Plasma processing systems including multiple electrode pairs allow both sides of multiple panels to be treated simultaneously in a batch process, which improves production throughput. To this end, a substrate holder locates each panel with a vertical orientation between pairs of planar vertical electrodes arranged in a rack, so that the environment between each planar vertical electrode and the adjacent surface of the panel provides a local process chamber in which the partially ionized processing gas—or plasma—is present. To generate the plasma, the electrode pair is energized by a power source with a suitable atmosphere present in the treatment chamber of the plasma processing system. Plasma processing systems employ power sources producing signals at various frequencies, with two commonly used frequencies being 40 kHz and 13.56 MHz. The frequency used to generate the plasma may affect both the chemistry of the plasma and how the plasma interacts with the substrate being treated. Deposition rates, as well as the quality and type of films deposited on the substrate may therefore vary with the frequency and intensity of the signal used to excite the plasma. For polymer film depositions, plasmas generated with higher frequency signals have typically been found to result in plasmas with improved chemistry that result in higher deposition rates and better quality films.

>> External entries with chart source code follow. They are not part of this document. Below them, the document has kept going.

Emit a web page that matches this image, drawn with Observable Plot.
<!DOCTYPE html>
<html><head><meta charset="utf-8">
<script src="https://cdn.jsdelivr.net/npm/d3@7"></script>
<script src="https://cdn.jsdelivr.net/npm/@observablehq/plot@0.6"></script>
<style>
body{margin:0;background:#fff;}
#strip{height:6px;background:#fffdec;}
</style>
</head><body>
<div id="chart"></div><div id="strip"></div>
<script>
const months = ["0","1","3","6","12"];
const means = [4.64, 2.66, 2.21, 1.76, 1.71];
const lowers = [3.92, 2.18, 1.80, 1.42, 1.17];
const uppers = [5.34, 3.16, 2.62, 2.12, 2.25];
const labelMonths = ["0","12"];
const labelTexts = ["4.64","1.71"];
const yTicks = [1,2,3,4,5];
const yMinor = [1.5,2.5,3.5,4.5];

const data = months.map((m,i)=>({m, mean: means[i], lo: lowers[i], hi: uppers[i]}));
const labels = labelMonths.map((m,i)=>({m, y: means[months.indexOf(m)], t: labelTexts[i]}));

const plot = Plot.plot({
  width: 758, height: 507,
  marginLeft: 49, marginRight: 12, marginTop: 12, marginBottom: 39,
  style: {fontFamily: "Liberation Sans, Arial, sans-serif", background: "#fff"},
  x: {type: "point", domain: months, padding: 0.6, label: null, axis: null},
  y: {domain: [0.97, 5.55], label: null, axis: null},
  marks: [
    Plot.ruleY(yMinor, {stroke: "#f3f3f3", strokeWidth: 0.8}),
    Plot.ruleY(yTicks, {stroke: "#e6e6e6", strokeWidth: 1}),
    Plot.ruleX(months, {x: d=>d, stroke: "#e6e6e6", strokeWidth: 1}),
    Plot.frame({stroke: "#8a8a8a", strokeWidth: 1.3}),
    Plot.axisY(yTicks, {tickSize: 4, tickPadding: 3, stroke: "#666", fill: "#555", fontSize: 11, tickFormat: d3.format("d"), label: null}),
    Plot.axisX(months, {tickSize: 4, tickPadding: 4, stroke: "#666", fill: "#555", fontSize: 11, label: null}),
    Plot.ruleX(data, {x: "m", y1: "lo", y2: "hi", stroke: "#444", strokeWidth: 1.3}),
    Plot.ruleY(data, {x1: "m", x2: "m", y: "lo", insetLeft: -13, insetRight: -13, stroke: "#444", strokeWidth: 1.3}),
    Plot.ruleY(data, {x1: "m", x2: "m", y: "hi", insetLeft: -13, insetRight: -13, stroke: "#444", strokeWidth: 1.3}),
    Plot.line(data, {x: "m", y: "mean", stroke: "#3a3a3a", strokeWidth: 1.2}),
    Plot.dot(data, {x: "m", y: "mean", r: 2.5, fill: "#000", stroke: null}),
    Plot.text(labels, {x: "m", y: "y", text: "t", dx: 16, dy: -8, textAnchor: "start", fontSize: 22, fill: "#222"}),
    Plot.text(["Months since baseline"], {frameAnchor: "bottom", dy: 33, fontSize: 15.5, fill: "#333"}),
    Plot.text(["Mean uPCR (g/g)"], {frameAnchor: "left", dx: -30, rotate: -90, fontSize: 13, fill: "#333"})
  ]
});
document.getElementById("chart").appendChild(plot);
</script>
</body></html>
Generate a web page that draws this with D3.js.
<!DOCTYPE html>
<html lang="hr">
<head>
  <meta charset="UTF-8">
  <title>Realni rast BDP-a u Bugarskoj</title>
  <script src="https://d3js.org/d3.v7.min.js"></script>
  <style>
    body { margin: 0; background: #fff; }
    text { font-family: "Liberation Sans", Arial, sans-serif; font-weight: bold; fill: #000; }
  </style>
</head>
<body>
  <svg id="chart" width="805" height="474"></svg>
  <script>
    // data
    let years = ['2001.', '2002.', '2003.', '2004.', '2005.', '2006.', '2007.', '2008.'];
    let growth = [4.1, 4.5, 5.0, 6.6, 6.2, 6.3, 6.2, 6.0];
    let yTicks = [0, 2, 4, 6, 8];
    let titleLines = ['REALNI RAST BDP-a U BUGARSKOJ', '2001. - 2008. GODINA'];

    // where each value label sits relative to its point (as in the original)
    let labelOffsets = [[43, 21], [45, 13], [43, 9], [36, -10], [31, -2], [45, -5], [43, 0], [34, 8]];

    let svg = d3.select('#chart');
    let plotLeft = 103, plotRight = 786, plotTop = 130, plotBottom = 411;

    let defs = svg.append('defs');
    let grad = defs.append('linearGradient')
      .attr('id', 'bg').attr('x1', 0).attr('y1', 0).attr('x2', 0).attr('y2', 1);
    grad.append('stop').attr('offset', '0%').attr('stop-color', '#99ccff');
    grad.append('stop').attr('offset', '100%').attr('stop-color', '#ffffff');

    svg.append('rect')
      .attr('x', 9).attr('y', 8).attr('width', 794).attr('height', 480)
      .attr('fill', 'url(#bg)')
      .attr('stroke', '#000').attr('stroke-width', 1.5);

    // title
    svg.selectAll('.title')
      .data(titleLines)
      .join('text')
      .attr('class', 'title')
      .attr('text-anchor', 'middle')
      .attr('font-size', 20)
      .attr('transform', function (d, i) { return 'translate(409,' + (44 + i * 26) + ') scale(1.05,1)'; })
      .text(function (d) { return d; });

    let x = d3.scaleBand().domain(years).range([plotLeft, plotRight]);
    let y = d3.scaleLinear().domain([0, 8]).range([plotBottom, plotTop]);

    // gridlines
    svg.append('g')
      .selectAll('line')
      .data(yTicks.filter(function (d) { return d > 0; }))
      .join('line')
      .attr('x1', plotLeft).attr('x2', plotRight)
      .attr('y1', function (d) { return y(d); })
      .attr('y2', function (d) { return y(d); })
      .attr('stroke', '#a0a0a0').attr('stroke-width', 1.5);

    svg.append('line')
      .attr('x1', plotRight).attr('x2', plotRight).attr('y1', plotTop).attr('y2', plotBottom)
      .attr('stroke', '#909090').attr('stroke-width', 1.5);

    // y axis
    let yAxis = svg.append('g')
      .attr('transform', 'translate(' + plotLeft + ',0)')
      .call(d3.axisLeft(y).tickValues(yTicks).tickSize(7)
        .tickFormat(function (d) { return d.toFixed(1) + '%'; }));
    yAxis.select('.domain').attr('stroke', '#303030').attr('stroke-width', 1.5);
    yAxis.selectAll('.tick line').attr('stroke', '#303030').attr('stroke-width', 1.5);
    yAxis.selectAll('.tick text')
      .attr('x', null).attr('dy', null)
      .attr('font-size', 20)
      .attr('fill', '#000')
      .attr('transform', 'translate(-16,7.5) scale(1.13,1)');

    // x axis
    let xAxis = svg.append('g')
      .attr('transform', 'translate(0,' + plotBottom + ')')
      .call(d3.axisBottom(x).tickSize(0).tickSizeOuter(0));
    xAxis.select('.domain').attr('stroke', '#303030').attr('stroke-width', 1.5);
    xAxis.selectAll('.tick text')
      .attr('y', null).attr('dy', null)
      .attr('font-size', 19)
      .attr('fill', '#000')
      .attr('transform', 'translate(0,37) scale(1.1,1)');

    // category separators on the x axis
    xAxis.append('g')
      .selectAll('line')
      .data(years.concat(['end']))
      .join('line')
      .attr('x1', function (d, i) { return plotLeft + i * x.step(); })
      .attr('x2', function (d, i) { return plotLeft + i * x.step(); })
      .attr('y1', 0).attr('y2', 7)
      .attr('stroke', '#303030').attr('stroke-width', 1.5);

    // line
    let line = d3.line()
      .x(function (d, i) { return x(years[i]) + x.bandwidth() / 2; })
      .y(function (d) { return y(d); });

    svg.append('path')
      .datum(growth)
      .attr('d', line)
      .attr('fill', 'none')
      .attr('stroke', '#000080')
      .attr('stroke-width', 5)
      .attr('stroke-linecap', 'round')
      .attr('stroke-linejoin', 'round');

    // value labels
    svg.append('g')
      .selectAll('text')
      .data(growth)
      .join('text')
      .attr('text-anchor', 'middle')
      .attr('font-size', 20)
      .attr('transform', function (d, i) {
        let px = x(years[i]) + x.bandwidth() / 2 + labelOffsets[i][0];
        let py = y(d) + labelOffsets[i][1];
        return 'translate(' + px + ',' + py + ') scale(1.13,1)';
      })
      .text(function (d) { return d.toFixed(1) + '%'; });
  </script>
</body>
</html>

The panels processed in multiple electrode plasma processing systems may be quite large. For example, the panels may have a rectangular perimeter that is characterized by a width of about 26 inches and a length of about 32 inches. Electrodes must have an area at least as large as the panels being treated and the electrode rack may include a dozen or more electrodes spaced apart horizontally. The overall dimensions of the electrode rack may therefore be on the order of two to three feet in each dimension, thus requiring an equally large electrode excitation signal distribution system. As the dimensions of the electrodes and electrode racks increase, maintaining field strength uniformity across the entire surface area of each treated substrate as well as between substrates becomes more challenging. The problem of maintaining plasma uniformity may be exacerbated at higher electrode excitation frequencies because the dimensions of the electrodes and the excitation signal distribution system become a larger fraction of the excitation signal wavelength. Conventional RF bussing systems that achieve sufficient field uniformity at 40 kHz provide insufficient uniformity in multiple electrode plasma systems operating at higher plasma excitation frequencies such as 13.56 MHz. In addition, the input impedances of conventional RF bussing systems are difficult to match at these higher frequencies, resulting in high standing wave ratios and wasted RF power.
Therefore, there is a need for plasma treatment systems and methods to more uniformly distribute RF power to multiple electrodes in a plasma treatment system with improved input impedances at higher operating frequencies, such as 13.56 MHz.